Editor’s Choice


Living and ageing with long-term conditions

There is no internationally recognized definition of old age. Sixty years and above in developed countries is generally considered when older age commences but varies depending on employment and retirement policies. Older age in developing countries may begin at 50 years of age, for example in Africa, due to differing rates in morbidity, mortality and life expectancy and their impacts on health and ageing (WHO 2011). To promote health and well-being with increasing age, attention has focused on what constitutes successful and active ageing (Rowe & Kahn 1998, WHO 2011) and chronological age is not always accepted as an indicator of health status for individuals. As people are living longer, they are more likely to have one or more long-term chronic conditions (WHO 2005), and research has focused on the impact and burden on health services, care, individuals and families with emphasis on optimizing self-management and avoidance of unnecessary hospital admissions.

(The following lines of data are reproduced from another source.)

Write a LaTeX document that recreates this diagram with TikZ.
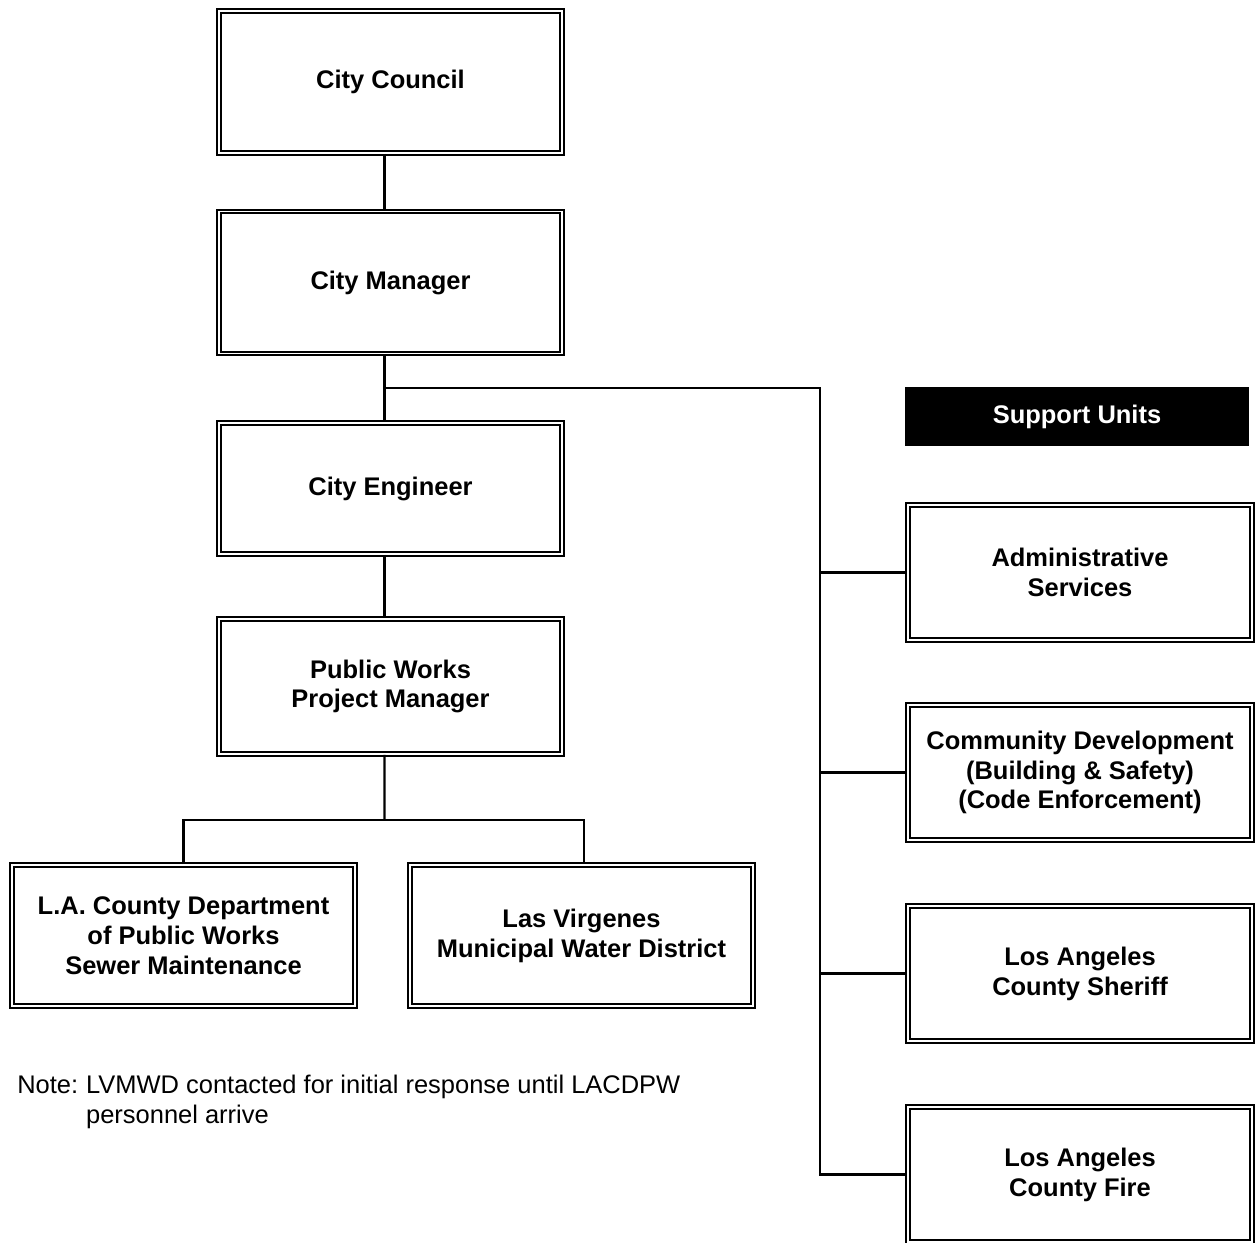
\documentclass[tikz,border=0pt]{standalone}
\usepackage{fontspec}
\setmainfont{Liberation Sans}
\begin{document}
\begin{tikzpicture}[x=0.02cm,y=-0.02cm,
    unit/.style={draw,double,line width=1.1pt,double distance=1.1pt,
      align=center,font=\bfseries\fontsize{14.5}{17}\selectfont,
      minimum width=6.86cm,minimum height=2.70cm,inner sep=0pt},
    head/.style={fill=black,text=white,font=\bfseries\fontsize{14.5}{17}\selectfont,
      minimum width=6.88cm,minimum height=1.18cm,inner sep=0pt},
    link/.style={line width=1.3pt}]
  \useasboundingbox (0,0) rectangle (1255,1243);
  % chain of command
  \node[unit,minimum height=2.84cm] (council) at (390.5,82) {City Council};
  \node[unit,minimum height=2.84cm] (manager) at (390.5,282.5) {City Manager};
  \node[unit,minimum height=2.62cm] (engineer) at (390.5,488.5) {City Engineer};
  \node[unit] (pwpm) at (390.5,686.5) {Public Works\\Project Manager};
  \node[unit,minimum height=2.82cm] (ladpw) at (183.5,935.5)
    {L.A. County Department\\of Public Works\\Sewer Maintenance};
  \node[unit,minimum height=2.82cm] (lvmwd) at (581.5,935.5)
    {Las Virgenes\\Municipal Water District};
  % support units
  \node[head] (support) at (1077,416.5) {Support Units};
  \foreach \n/\y/\txt in {admin/572.5/{Administrative\\Services},
      commdev/772.5/{Community Development\\(Building \& Safety)\\(Code Enforcement)},
      sheriff/973.5/{Los Angeles\\County Sheriff},
      fire/1174.5/{Los Angeles\\County Fire}}{
    \node[unit,minimum width=6.88cm] (\n) at (1080,\y) {\txt};
  }
  \coordinate (tap) at (384.5,388);
  \coordinate (bus) at (820,388);
  \coordinate (split) at (384.5,820);
  \draw[link] ([xshift=-0.12cm]council.south) -- ([xshift=-0.12cm]manager.north);
  \draw[link] ([xshift=-0.12cm]manager.south) -- ([xshift=-0.12cm]engineer.north);
  \draw[link] ([xshift=-0.12cm]engineer.south) -- ([xshift=-0.12cm]pwpm.north);
  \draw[link] ([xshift=-0.12cm]pwpm.south) -- (split);
  \draw[link] (ladpw.north) |- (split) -| ([xshift=0.05cm]lvmwd.north);
  \draw[link] (tap) -- (bus) -- (bus |- fire.west) -- (fire.west);
  \foreach \n in {admin,commdev,sheriff}
    \draw[link] (bus |- \n.west) -- (\n.west);
  % footnote
  \node[anchor=north west,inner sep=0pt,font=\fontsize{14.5}{17}\selectfont] (note) at (17,1072)
    {\begin{tabular}{@{}l@{\hspace{4.5pt}}l@{}}Note: & LVMWD contacted for initial response until LACDPW\\
      & personnel arrive\end{tabular}};
\end{tikzpicture}
\end{document}
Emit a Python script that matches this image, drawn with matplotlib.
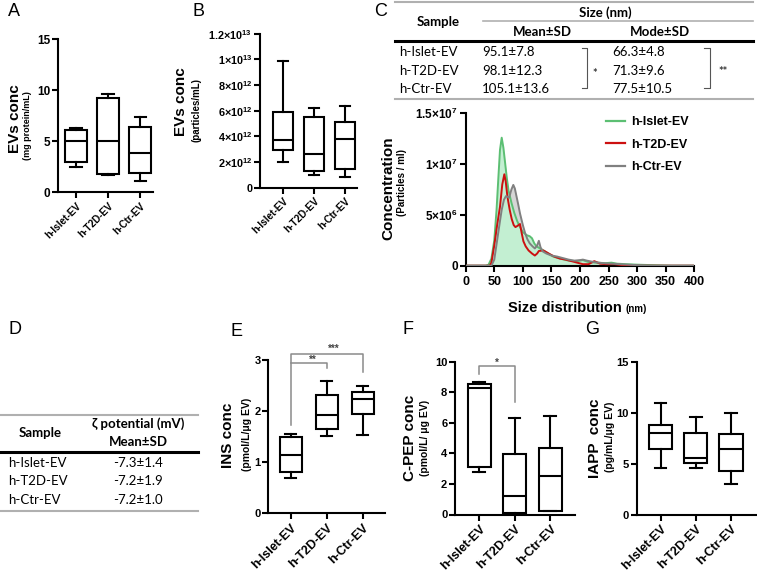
import matplotlib
matplotlib.use("Agg")
import matplotlib.pyplot as plt

plt.rcParams['font.family'] = ['Liberation Sans', 'DejaVu Sans']
plt.rcParams['font.weight'] = 'bold'
plt.rcParams['mathtext.fontset'] = 'custom'
plt.rcParams['mathtext.rm'] = 'Liberation Sans:bold'
plt.rcParams['mathtext.bf'] = 'Liberation Sans:bold'
plt.rcParams['mathtext.it'] = 'Liberation Sans:bold:italic'

# ---------------- data ----------------
groups = ['h-Islet-EV', 'h-T2D-EV', 'h-Ctr-EV']

# Panel A: EVs conc (mg protein/mL)
A_low = [2.5, 1.7, 1.1]
A_q1 = [2.95, 1.8, 1.93]
A_med = [5.03, 5.07, 3.89]
A_q3 = [6.11, 9.28, 6.4]
A_high = [6.34, 9.67, 7.42]

# Panel B: EVs conc (particles/mL), x1e12
B_low = [1.97, 1.01, 0.83]
B_q1 = [2.96, 1.32, 1.48]
B_med = [3.71, 2.65, 3.82]
B_q3 = [5.92, 5.48, 5.12]
B_high = [9.9, 6.23, 6.34]

# Panel C table
C_mean = ['95.1±7.8', '98.1±12.3', '105.1±13.6']
C_mode = ['66.3±4.8', '71.3±9.6', '77.5±10.5']

# Panel C size distribution (nm, particles/ml x1e6)
islet_x = [0, 35, 40, 45, 50, 54, 57, 60, 63, 66, 69, 72, 75, 80, 85, 90, 95, 100, 107, 112, 116,
           120, 124, 130, 136, 145, 153, 165, 180, 195, 205, 215, 230, 245, 255, 265, 280, 300, 330, 360, 400]
islet_y = [0, 0, 0.1, 0.7, 2.5, 5.5, 8.5, 11.4, 12.6, 11.6, 10.1, 8.6, 7.4, 6.2, 5.2, 4.4, 3.8, 3.3, 3.0, 2.9, 2.7,
           2.2, 1.9, 1.7, 1.5, 1.2, 0.9, 0.7, 0.5, 0.45, 0.55, 0.35, 0.3, 0.25, 0.3, 0.2, 0.15, 0.1, 0.05, 0.0, 0.0]
t2d_x = [0, 42, 45, 50, 55, 60, 64, 67.6, 70, 73, 77, 80.5, 84, 87, 90, 95, 98, 101, 105, 110, 116, 121, 125,
         128, 136, 145, 155, 165, 175, 185, 195, 205, 215, 225, 235, 245, 260, 275, 300, 400]
t2d_y = [0, 0, 0.3, 2.0, 4.0, 5.8, 8.0, 9.0, 8.3, 6.8, 5.5, 4.6, 4.0, 3.8, 3.9, 4.1, 3.2, 2.4, 1.9, 1.5, 1.2, 1.0, 1.2,
         1.45, 1.5, 1.2, 0.9, 0.7, 0.6, 0.45, 0.3, 0.15, 0.15, 0.45, 0.2, 0.15, 0.15, 0.05, 0.0, 0.0]
ctr_x = [0, 45, 50, 55, 60, 63, 67, 70.5, 76, 80, 83.3, 86, 89, 92, 95, 100, 104, 108, 112, 117, 121, 125, 128,
         131, 135, 141, 150, 160, 170, 180, 190, 200, 205, 212, 225, 240, 255, 270, 285, 300, 330, 400]
ctr_y = [0, 0, 0.6, 2.5, 4.4, 5.5, 6.5, 6.85, 6.7, 7.5, 7.95, 7.6, 6.8, 6.0, 5.15, 4.0, 3.2, 2.6, 2.2, 1.9, 1.7, 2.0, 2.45,
         1.8, 1.4, 1.2, 1.0, 0.9, 0.75, 0.6, 0.5, 0.55, 0.6, 0.5, 0.35, 0.25, 0.2, 0.15, 0.1, 0.05, 0.0, 0.0]

# Panel D table
D_zeta = ['-7.3±1.4', '-7.2±1.9', '-7.2±1.0']

# Panel E: INS conc
E_low = [0.70, 1.51, 1.53]
E_q1 = [0.80, 1.64, 1.95]
E_med = [1.15, 1.92, 2.24]
E_q3 = [1.49, 2.32, 2.38]
E_high = [1.56, 2.59, 2.50]

# Panel F: C-PEP conc
F_low = [2.77, 0.05, 0.2]
F_q1 = [3.12, 0.13, 0.24]
F_med = [8.25, 1.22, 2.51]
F_q3 = [8.54, 3.97, 4.34]
F_high = [8.65, 6.31, 6.44]

# Panel G: IAPP conc
G_low = [4.63, 4.63, 3.07]
G_q1 = [6.49, 5.05, 4.30]
G_med = [8.02, 5.61, 6.46]
G_q3 = [8.77, 8.05, 7.96]
G_high = [10.99, 9.62, 9.98]

# ---------------- figure ----------------
W, H = 757, 580
fig = plt.figure(figsize=(W / 100, H / 100), dpi=100)
ov = fig.add_axes([0, 0, 1, 1])
ov.set_xlim(0, W)
ov.set_ylim(H, 0)
ov.set_axis_off()


def px_axes(l, t, r, b):
    return fig.add_axes([l / W, 1 - b / H, (r - l) / W, (b - t) / H])


def style_axes(ax, tick_fs, yticks, ylabels=None):
    for s in ['top', 'right']:
        ax.spines[s].set_visible(False)
    for s in ['left', 'bottom']:
        ax.spines[s].set_linewidth(1.5)
    ax.tick_params(axis='both', width=1.5, length=4, direction='out')
    ax.set_yticks(yticks)
    if ylabels is not None:
        ax.set_yticklabels(ylabels)
    for lab in ax.get_yticklabels():
        lab.set_fontsize(tick_fs)
        lab.set_fontweight('bold')
    ax.tick_params(axis='y', pad=1.5)


def draw_box(ax, low, q1, med, q3, high, width, scale=1.0):
    stats = []
    for i in range(3):
        stats.append(dict(whislo=low[i] * scale, q1=q1[i] * scale, med=med[i] * scale,
                          q3=q3[i] * scale, whishi=high[i] * scale, fliers=[]))
    lw = 1.5
    ax.bxp(stats, positions=[1, 2, 3], widths=width, capwidths=width * 0.5,
           showfliers=False, patch_artist=True,
           boxprops=dict(facecolor='white', edgecolor='black', linewidth=lw),
           medianprops=dict(color='black', linewidth=lw),
           whiskerprops=dict(color='black', linewidth=lw),
           capprops=dict(color='black', linewidth=lw))


def cat_xticks(ax, fs):
    ax.set_xticks([1, 2, 3])
    ax.set_xticklabels(groups, rotation=45, ha='right', rotation_mode='anchor',
                       fontsize=fs, fontweight='bold')
    ax.tick_params(axis='x', pad=2)


# ---- Panel A ----
axA = px_axes(58, 39.3, 153, 192.3)
draw_box(axA, A_low, A_q1, A_med, A_q3, A_high, 0.7)
axA.set_xlim(0.44, 3.4)
axA.set_ylim(0, 15)
style_axes(axA, 8.5, [0, 5, 10, 15])
cat_xticks(axA, 7.2)

# ---- Panel B ----
axB = px_axes(260, 33.7, 357, 187.7)
draw_box(axB, B_low, B_q1, B_med, B_q3, B_high, 0.62, scale=1e12)
axB.set_xlim(0.26, 3.39)
axB.set_ylim(0, 1.2e13)
style_axes(axB, 7.8, [0, 2e12, 4e12, 6e12, 8e12, 1e13, 1.2e13],
           ['0', r'$2{\times}10^{12}$', r'$4{\times}10^{12}$', r'$6{\times}10^{12}$',
            r'$8{\times}10^{12}$', r'$1{\times}10^{13}$', r'$1.2{\times}10^{13}$'])
cat_xticks(axB, 7.2)

# ---- Panel C chart ----
axC = px_axes(465.7, 113.3, 694.3, 265.7)
green_line = '#5cbf73'
green_fill = '#c3efd2'
axC.fill_between(ctr_x, [v * 1e6 for v in ctr_y], color='#d6d6d6', lw=0, zorder=1)
axC.fill_between(islet_x, [v * 1e6 for v in islet_y], color=green_fill, lw=0, zorder=2)
axC.plot(islet_x, [v * 1e6 for v in islet_y], color=green_line, lw=1.4, zorder=3, label='h-Islet-EV')
axC.plot(t2d_x, [v * 1e6 for v in t2d_y], color='#cc1010', lw=1.4, zorder=4, label='h-T2D-EV')
axC.plot(ctr_x, [v * 1e6 for v in ctr_y], color='#808080', lw=1.4, zorder=5, label='h-Ctr-EV')
axC.set_xlim(0, 400)
axC.set_ylim(0, 1.5e7)
style_axes(axC, 8.5, [0, 5e6, 1e7, 1.5e7],
           ['0', r'$5{\times}10^{6}$', r'$1{\times}10^{7}$', r'$1.5{\times}10^{7}$'])
axC.set_xticks(range(0, 401, 50))
for lab in axC.get_xticklabels():
    lab.set_fontsize(9)
    lab.set_fontweight('bold')
leg = axC.legend(loc='upper left', bbox_to_anchor=((606 - 465.7) / 228.6, (265.7 - 116) / 152.4),
                 frameon=False, fontsize=9, handlelength=1.5, handletextpad=0.5,
                 labelspacing=0.85, borderaxespad=0, borderpad=0)
for t in leg.get_texts():
    t.set_fontweight('bold')
for l in leg.get_lines():
    l.set_linewidth(1.6)

# ---- Panel E ----
axE = px_axes(268.3, 360, 385, 513.3)
draw_box(axE, E_low, E_q1, E_med, E_q3, E_high, 0.62)
axE.set_xlim(0.37, 3.62)
axE.set_ylim(0, 3)
style_axes(axE, 8, [0, 1, 2, 3])
cat_xticks(axE, 9)
sig_gray = '#8a8a8a'
E_br_top = 3.12
E_br_mid = 2.95
axE.plot([1, 1, 3, 3], [1.73, E_br_top, E_br_top, 2.77], color=sig_gray, lw=1.1, clip_on=False)
axE.plot([1, 2, 2], [E_br_mid, E_br_mid, 2.84], color=sig_gray, lw=1.1, clip_on=False)
axE.text(1.6, 3.0, '**', fontsize=7, color='#444444', ha='center', va='center', clip_on=False)
axE.text(2.18, 3.21, '***', fontsize=7, color='#444444', ha='center', va='center', clip_on=False)

# ---- Panel F ----
axF = px_axes(455, 361.7, 575, 514.5)
draw_box(axF, F_low, F_q1, F_med, F_q3, F_high, 0.65)
axF.set_xlim(0.32, 3.70)
axF.set_ylim(0, 10)
style_axes(axF, 8, [0, 2, 4, 6, 8, 10])
cat_xticks(axF, 9)
axF.plot([1, 1, 2, 2], [9.19, 9.72, 9.72, 7.34], color=sig_gray, lw=1.1, clip_on=False)
axF.text(1.5, 9.95, '*', fontsize=7, color='#444444', ha='center', va='center', clip_on=False)

# ---- Panel G ----
axG = px_axes(636.7, 361.7, 756, 515)
draw_box(axG, G_low, G_q1, G_med, G_q3, G_high, 0.66)
axG.set_xlim(0.32, 3.71)
axG.set_ylim(0, 15)
style_axes(axG, 8, [0, 5, 10, 15])
cat_xticks(axG, 9)

# ---- axis titles (in pixel coords on overlay) ----
def ylab(x, y, text, fs):
    ov.text(x, y, text, rotation=90, ha='center', va='center', fontsize=fs, fontweight='bold')

ylab(15, 119, 'EVs conc', 11)
ylab(28, 126, '(mg protein/mL)', 6.5)
ylab(181, 102, 'EVs conc', 11)
ylab(197, 110, '(particles/mL)', 7)
ylab(388, 188, 'Concentration', 11)
ylab(402, 183, '(Particles / ml)', 7)
ylab(228, 435, 'INS conc', 11)
ylab(246.5, 434, '(pmol/L/μg EV)', 7.5)
ylab(410, 438, 'C-PEP conc', 11)
ylab(425.5, 438, '(pmol/L/ μg EV)', 7.5)
ylab(595, 438, 'IAPP  conc', 11)
ylab(610, 437, '(pg/mL/μg EV)', 7.5)

ov.text(508, 308, 'Size distribution', fontsize=10.5, fontweight='bold', ha='left', va='center')
ov.text(626, 309, '(nm)', fontsize=7, fontweight='bold', ha='left', va='center')

# panel letters
for letter, x, y in [('A', 8, 12), ('B', 193, 12), ('C', 374, 12), ('D', 9, 330),
                     ('E', 230, 332), ('F', 403, 330), ('G', 585, 330)]:
    ov.text(x, y, letter, fontsize=13, fontweight='normal', ha='left', va='center',
            family=['Liberation Sans', 'DejaVu Sans'])

# ---- tables ----
tfam = ['Lato', 'DejaVu Sans']
tfs = 9.5
lgray = '#b0b0b0'

# Table C
ov.plot([395, 753], [2, 2], color=lgray, lw=1.5)
ov.plot([483, 753], [21, 21], color=lgray, lw=1.2)
ov.plot([395, 753], [41, 41], color='black', lw=2.2)
ov.plot([395, 753], [99, 99], color=lgray, lw=1.5)
ov.text(438, 21.5, 'Sample', family=tfam, fontsize=tfs, fontweight='bold', ha='center', va='center')
ov.text(605, 13, 'Size (nm)', family=tfam, fontsize=tfs, fontweight='bold', ha='center', va='center')
ov.text(542, 32, 'Mean±SD', family=tfam, fontsize=tfs, fontweight='bold', ha='center', va='center')
ov.text(660, 32, 'Mode±SD', family=tfam, fontsize=tfs, fontweight='bold', ha='center', va='center')
row_y = [51.7, 70.7, 89.3]
for i in range(3):
    ov.text(399, row_y[i], groups[i], family=tfam, fontsize=tfs, fontweight='normal', ha='left', va='center')
    ov.text(482, row_y[i], C_mean[i], family=tfam, fontsize=tfs, fontweight='normal', ha='left', va='center')
    ov.text(612, row_y[i], C_mode[i], family=tfam, fontsize=tfs, fontweight='normal', ha='left', va='center')
ov.plot([582, 587, 587, 582], [47.7, 47.7, 88.3, 88.3], color='#555555', lw=0.8)
ov.plot([704, 710, 710, 704], [47.7, 47.7, 88.3, 88.3], color='#555555', lw=0.8)
ov.text(595, 74, '*', family=tfam, fontsize=8, ha='center', va='center', color='#333333')
ov.text(723, 72, '**', family=tfam, fontsize=8, ha='center', va='center', color='#333333')

# Table D
ov.plot([0, 198], [415, 415], color=lgray, lw=1.5)
ov.plot([0, 198], [452, 452], color='black', lw=2.2)
ov.plot([0, 198], [511, 511], color=lgray, lw=1.5)
ov.text(40, 433, 'Sample', family=tfam, fontsize=tfs, fontweight='bold', ha='center', va='center')
ov.text(138, 424, 'ζ potential (mV)', family=tfam, fontsize=tfs, fontweight='bold', ha='center', va='center')
ov.text(138, 442, 'Mean±SD', family=tfam, fontsize=tfs, fontweight='bold', ha='center', va='center')
d_rows = [462.7, 481.3, 500]
for i in range(3):
    ov.text(8, d_rows[i], groups[i], family=tfam, fontsize=tfs, fontweight='normal', ha='left', va='center')
    ov.text(138, d_rows[i], D_zeta[i], family=tfam, fontsize=tfs, fontweight='normal', ha='center', va='center')

fig.savefig('out.png', dpi=100)
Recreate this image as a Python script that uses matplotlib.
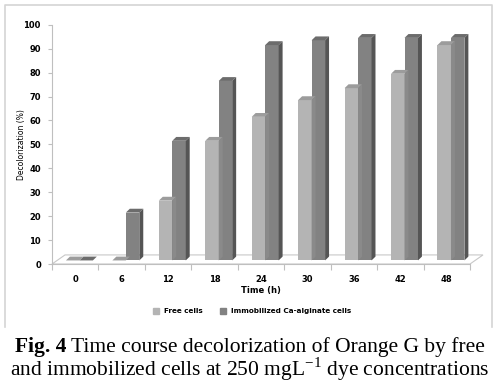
import matplotlib.pyplot as plt
import numpy as np
from matplotlib.patches import Polygon, Rectangle
from matplotlib.lines import Line2D

hours = ['0', '6', '12', '18', '24', '30', '36', '42', '48']
free_cells = [0, 0, 25, 50, 60, 67, 72, 78, 90]
immobilized = [0, 20, 50, 75, 90, 92, 93, 93, 93]

light = '#b4b4b4'
light_top = '#9c9c9c'
light_side = '#8a8a8a'
dark = '#828282'
dark_top = '#6c6c6c'
dark_side = '#555555'

fig = plt.figure(figsize=(5, 3.86), dpi=100)
ax = fig.add_axes([0.104, 0.316, 0.836, 0.62])

idx = np.arange(len(hours))
bar_w = 0.29
dx = 0.085   # depth offset in x (category units)
dy = 1.6     # depth offset in y (data units)
base = 1.5   # bars sit on the 3D floor, slightly above the axis
shift = 0.09


def bar3d(x_left, h, front, top, side):
    ax.add_patch(Rectangle((x_left, base), bar_w, h, facecolor=front, edgecolor='none', zorder=3))
    ax.add_patch(Polygon([(x_left, base + h), (x_left + bar_w, base + h),
                          (x_left + bar_w + dx, base + h + dy), (x_left + dx, base + h + dy)],
                         closed=True, facecolor=top, edgecolor='none', zorder=3))
    ax.add_patch(Polygon([(x_left + bar_w, base), (x_left + bar_w + dx, base + dy),
                          (x_left + bar_w + dx, base + h + dy), (x_left + bar_w, base + h)],
                         closed=True, facecolor=side, edgecolor='none', zorder=3))


# floor of the 3D chart
fx0, fx1 = -0.5, len(hours) - 0.5
ax.add_patch(Polygon([(fx0, 0), (fx1, 0), (fx1 + 0.28, 3.8), (fx0 + 0.28, 3.8)],
                     closed=True, facecolor='white', edgecolor='#c8c8c8', lw=0.8, zorder=1,
                     clip_on=False))

for i in idx:
    # dark bar first so the light bar's side shows over it
    bar3d(i + shift, immobilized[i], dark, dark_top, dark_side)
    bar3d(i + shift - bar_w, free_cells[i], light, light_top, light_side)

ax.set_xlim(-0.5, len(hours) - 0.5)
ax.set_ylim(0, 100)
ax.set_yticks(np.arange(0, 101, 10))
ax.set_xticks(idx)
ax.set_xticklabels(hours)
ax.set_xticks(np.arange(-0.5, len(hours), 1), minor=True)
ax.tick_params(axis='x', which='major', length=0, pad=8)
ax.tick_params(axis='x', which='minor', length=4, color='#bfbfbf', width=0.8)
ax.tick_params(axis='y', length=3, color='#bfbfbf', width=0.8, pad=5)
for lbl in ax.get_xticklabels() + ax.get_yticklabels():
    lbl.set_fontsize(6)
    lbl.set_fontweight('bold')

ax.spines['top'].set_visible(False)
ax.spines['right'].set_visible(False)
ax.spines['left'].set_color('#bfbfbf')
ax.spines['bottom'].set_color('#bfbfbf')
ax.spines['left'].set_linewidth(0.8)
ax.spines['bottom'].set_linewidth(0.8)

ax.set_ylabel('Decolorization (%)', fontsize=5.5)
ax.yaxis.set_label_coords(-0.062, 0.5)
ax.set_xlabel('Time (h)', fontsize=6, fontweight='bold', labelpad=1)

handles = [Line2D([], [], marker='s', ls='none', color=light, markersize=4.5),
           Line2D([], [], marker='s', ls='none', color=dark, markersize=4.5)]
fig.legend(handles, ['Free cells', 'Immobilized Ca-alginate cells'], loc='center',
           bbox_to_anchor=(0.5, 1 - 311 / 386), ncol=2, frameon=False,
           prop={'size': 5.2, 'weight': 'bold'}, handletextpad=0.1, columnspacing=1.8)

# outer chart border
fig.add_artist(Line2D([5 / 500, 5 / 500, 492 / 500, 492 / 500],
                      [1 - 327 / 386, 1 - 5 / 386, 1 - 5 / 386, 1 - 327 / 386],
                      color='#d4d4d4', lw=1.2))

# caption
cap_font = {'family': 'Liberation Serif', 'size': 15.5}
t1 = fig.text(0, 1 - 352 / 386, 'Fig. 4', fontweight='bold', **cap_font)
t2 = fig.text(0, 1 - 352 / 386, ' Time course decolorization of Orange G by free', **cap_font)
fig.text(0.5, 1 - 376 / 386,
         r'and immobilized cells at 250 mgL$^{\mathregular{-1}}$ dye concentrations',
         ha='center', **cap_font)

# center the mixed bold/regular first line
fig.canvas.draw()
r = fig.canvas.get_renderer()
w1 = t1.get_window_extent(r).width
w2 = t2.get_window_extent(r).width
x0 = (500 - w1 - w2) / 2
t1.set_x(x0 / 500)
t2.set_x((x0 + w1) / 500)

fig.savefig('out.png', dpi=100)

Living and ageing with existing long-term conditions is an important, novel and emerging area of research. The paper in this issue of JAN (pp. 181–190) by Roy and Giddings (2012) is a key example, building on earlier work (Giddings et al. 2007). They found that despite having a long-term condition, participants viewed ageing as a privilege and held positive views, although they felt their conditions accelerated ageing. They had already confronted issues associated with getting older and had developed strategies to make the most of every day and celebrate their age, which is indicative of positive and active ageing despite having a long-term condition. Of note were findings that health professionals’ practice assumes that symptoms and limited functions were due to age and not a consequence of long-term conditions. Such ageist attitudes remain to be challenged and more research on living and ageing with such conditions is needed to inform knowledge and practice. There is evidence of personal enrichment, enlightenment and growth as a consequence of age, even when living with a long-term condition, as evidenced by important contributions made to the arts and humanities in later life (O’Neill 2011).